With respect to future accretions, the ICA seemed to agree with the state: “Any claims that plaintiffs may have to future accretions are purely speculative,” the ICA wrote. “Plaintiffs have no vested right to future accretions that may never materialize and, therefore, Act 73 did not effectuate a taking of future accretions without just compensation.”
(It disagreed with the state, however, over the effect of Act 221 – the 1985 law – on landowners’ rights to accreted land. While the act set forth standards for registering title to accreted lands, the ICA noted, it “did not change the Supreme Court’s precedent that accreted land above the high-water mark belongs to the littoral owner of the land to which the accretion attached. Act 221 also did not provide that all accreted land above the high-water mark was public or state land until the littoral owner proves that the accretion was natural and permanent.”)

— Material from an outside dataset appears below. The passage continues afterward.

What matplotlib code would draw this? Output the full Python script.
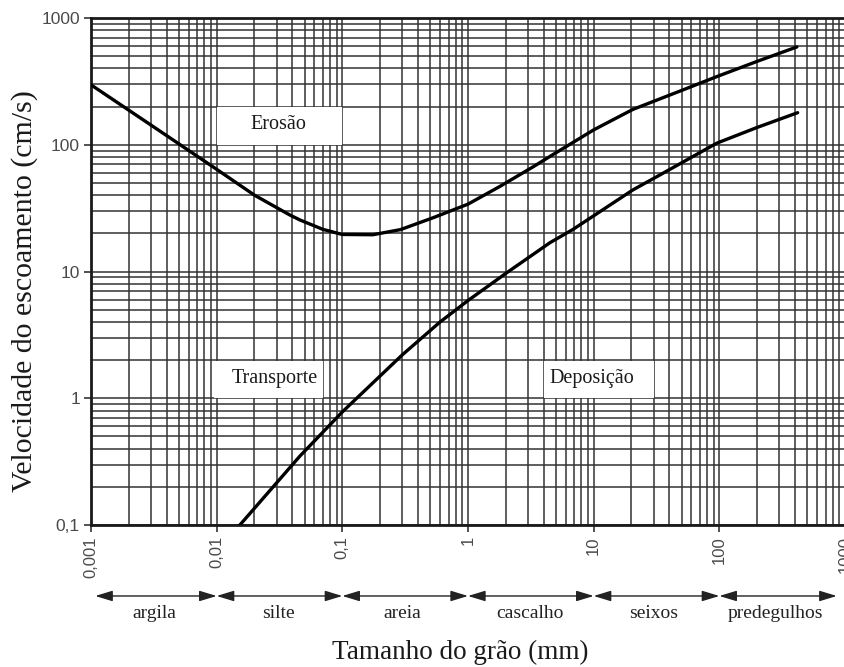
import matplotlib
matplotlib.use("Agg")
import matplotlib.pyplot as plt
from matplotlib import font_manager
from matplotlib.patches import Rectangle

# ---- data ----
erosion_x = [0.001, 0.003, 0.01, 0.02, 0.038, 0.046, 0.07, 0.1, 0.175, 0.29, 0.53, 1.0,
             1.8, 3.3, 4.5, 10, 20.5, 50, 95.6, 200, 414]
erosion_y = [297, 143, 64, 40, 28, 25.5, 21.5, 19.6, 19.5, 21.4, 26.6, 34,
             47, 67, 81, 131, 190, 268, 345, 455, 591]

deposition_x = [0.0153, 0.046, 0.1, 0.3, 0.6, 1.0, 2.04, 4.5, 6.8, 10, 20.5, 31.8, 95.6, 200, 420]
deposition_y = [0.1, 0.35, 0.78, 2.2, 4.0, 5.9, 9.8, 16.9, 21.4, 27.5, 44, 56, 103, 137, 179]

x_ticks = [0.001, 0.01, 0.1, 1, 10, 100, 1000]
x_ticklabels = ["0,001", "0,01", "0,1", "1", "10", "100", "1000"]
y_ticks = [0.1, 1, 10, 100, 1000]
y_ticklabels = ["0,1", "1", "10", "100", "1000"]

class_bounds = [0.00108, 0.01, 0.1, 1, 10, 100, 860]
class_names = ["argila", "silte", "areia", "cascalho", "seixos", "predegulhos"]
class_label_x = [0.0032, 0.031, 0.3, 3.1, 30, 280]

region_labels = ["Erosão", "Transporte", "Deposição"]
region_text_xy = [(0.031, 145), (0.029, 1.42), (9.7, 1.42)]
region_boxes = [(0.01, 0.1, 100, 200), (0.0095, 0.07, 1.0, 1.97), (4.0, 30, 1.0, 1.97)]

# ---- fonts ----
avail = {f.name for f in font_manager.fontManager.ttflist}
serif = "Liberation Serif" if "Liberation Serif" in avail else "DejaVu Serif"
sans = "Liberation Sans" if "Liberation Sans" in avail else "DejaVu Sans"
narrow = "Liberation Sans Narrow" if "Liberation Sans Narrow" in avail else None

fig = plt.figure(figsize=(8.44, 6.67), dpi=100)
ax = fig.add_axes([91 / 844, 1 - 525 / 667, (845 - 91) / 844, 507 / 667])
ax.set_xscale("log")
ax.set_yscale("log")
ax.set_xlim(0.001, 1000)
ax.set_ylim(0.1, 1000)

ax.grid(True, which="both", color="#333333", linewidth=1.1, zorder=1)
ax.set_axisbelow(True)

# white boxes behind region labels
for (x0, x1, y0, y1) in region_boxes:
    ax.add_patch(Rectangle((x0, y0), x1 - x0, y1 - y0, facecolor="white",
                           edgecolor="none", zorder=1.5))
for lab, (tx, ty) in zip(region_labels, region_text_xy):
    ax.text(tx, ty, lab, ha="center", va="center", fontsize=14.5, family=serif,
            color="#1a1a1a", zorder=2)

ax.plot(erosion_x, erosion_y, color="black", lw=2.4, zorder=3, solid_capstyle="round")
ax.plot(deposition_x, deposition_y, color="black", lw=2.4, zorder=3, solid_capstyle="round")

for side in ["left", "bottom", "top"]:
    ax.spines[side].set_linewidth(2.0)
    ax.spines[side].set_color("#1a1a1a")
ax.spines["right"].set_visible(False)

ax.set_xticks(x_ticks)
ax.set_yticks(y_ticks)
ax.set_xticklabels(x_ticklabels, rotation=90)
ax.set_yticklabels(y_ticklabels)
ax.tick_params(which="minor", length=0)
ax.tick_params(which="major", direction="out", length=5, width=1.2, color="#333333",
               labelcolor="#4a4a4a", pad=3)
for t in ax.get_yticklabels():
    t.set_family(sans)
    t.set_fontsize(12.5)
for t in ax.get_xticklabels():
    if narrow:
        t.set_family(narrow)
        t.set_fontsize(14.5)
    else:
        t.set_family(sans)
        t.set_fontsize(12)

# grain-size class arrows below the axis
arrow_y = -0.14
for i in range(len(class_names)):
    ax.annotate("", xy=(class_bounds[i + 1], arrow_y), xytext=(class_bounds[i], arrow_y),
                xycoords=("data", "axes fraction"), textcoords=("data", "axes fraction"),
                arrowprops=dict(arrowstyle="<|-|>,head_length=1.05,head_width=0.32",
                                mutation_scale=10, shrinkA=0, shrinkB=0,
                                color="#222222", lw=1.0),
                annotation_clip=False)
    ax.text(class_label_x[i], -0.174, class_names[i], transform=ax.get_xaxis_transform(),
            ha="center", va="center", fontsize=14, family=serif, color="#222222",
            clip_on=False)

fig.text(25 / 844, 1 - 291 / 667, "Velocidade do escoamento (cm/s)", rotation=90,
         ha="center", va="center", fontsize=21.5, family=serif, color="#1a1a1a")
fig.text(460 / 844, 1 - 652 / 667, "Tamanho do grão (mm)", ha="center", va="center",
         fontsize=19.5, family=serif, color="#1a1a1a")

fig.savefig("out.png", dpi=100)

With respect to existing accretions, the ICA determined, “Act 73 permanently divested a littoral owner of his or her ownership rights to any existing accretions to oceanfront property that were unregistered or unrecorded as of the effective date of Act 73… and, therefore, Act 73 effectuated a taking of such accretions.”
The ICA remanded the case back to Hifo, with instructions that she determine whether the plaintiffs have existing accreted lands and, if so, to assess the damages they incurred as a result of Act 73.
Muddy Waters
In its motion for clarification, the state asked the ICA to affirm the state’s position that the takings effected by Act 73 apply only to what the state called Class II accreted land (that which accreted between June 4, 1985 and May 19, 2003).
In the plaintiffs’ motion for reconsideration, the court is asked to look at the case in light of a fresh-off-the-press ruling from the 9th U.S. Circuit Court of Appeals. This new, “previously uncited, Ninth Circuit Case law both undermines the cases underpinning the [ICA] opinion and supports [plaintiffs’] argument that ‘boundary fixing’ cases are constitutionally distinct from cases, such as those cited in the opinion, in which the interference with future accretion involves the government exercising its rights as owner of submerged lands,” the plaintiffs’ attorneys write.
They also dispute the court’s findings that the public trust doctrine as well as HRS 1-1 can diminish littoral owners’ rights to future accretions; the court’s finding that nothing in the record shows the plaintiffs had existing accreted lands; and the court’s comments on the propriety of Judge Hifo’s decision to accept the case as a class-action lawsuit.
On January 20, the ICA denied both motions.